In the meantime, as the Brits listen for the bark of their Beagle, Mars Express, the spacecraft that carried the leashed hound to Mars, is healthy enough. And that's good news to Limaye and others who are working on Venus Explorer, which will use similar technology while orbiting the planet named for the Greek goddess of love.

Hot planet of love
Venus is a strange place. With a surface temperature of 950 degrees F, it's much hotter than its distance from the sun would suggest. Credit the cooking to a runaway greenhouse effect: As the planets rocks warmed, they released carbon dioxide, which in turn caused further warming.

Studying Venus could shed light on a doomsday greenhouse scenario on Earth: If warming causes the release of methane and carbon dioxide from soil, seabed and tundra, the gases could intensify the greenhouse effect, causing the release of yet more greenhouse gas.

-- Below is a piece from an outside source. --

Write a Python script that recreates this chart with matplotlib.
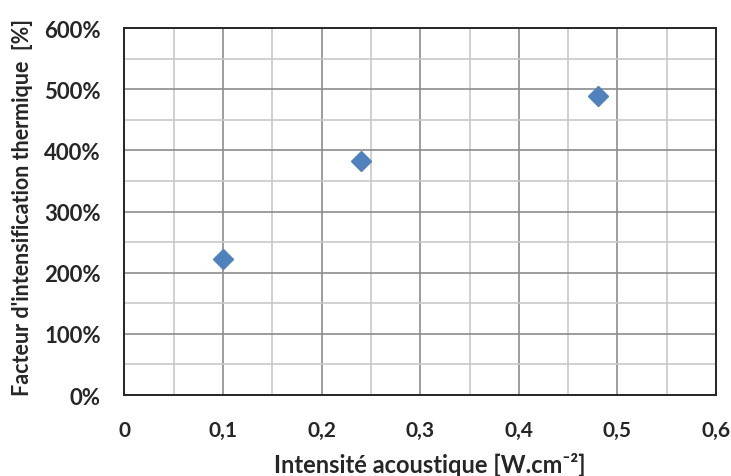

"I'm not suggesting we are going to get that hot," says Limaye, "but there is a warning here." Venus Express, scheduled for launch in 2005, will not carry dogs - or any other landing craft. Given the current situation on Mars, that may be just as well.

For now, we'll just hope that the dog days on Mars are a temporary setback, and that the baying of a tiny spacecraft will soon be transmitted across millions of miles of empty space.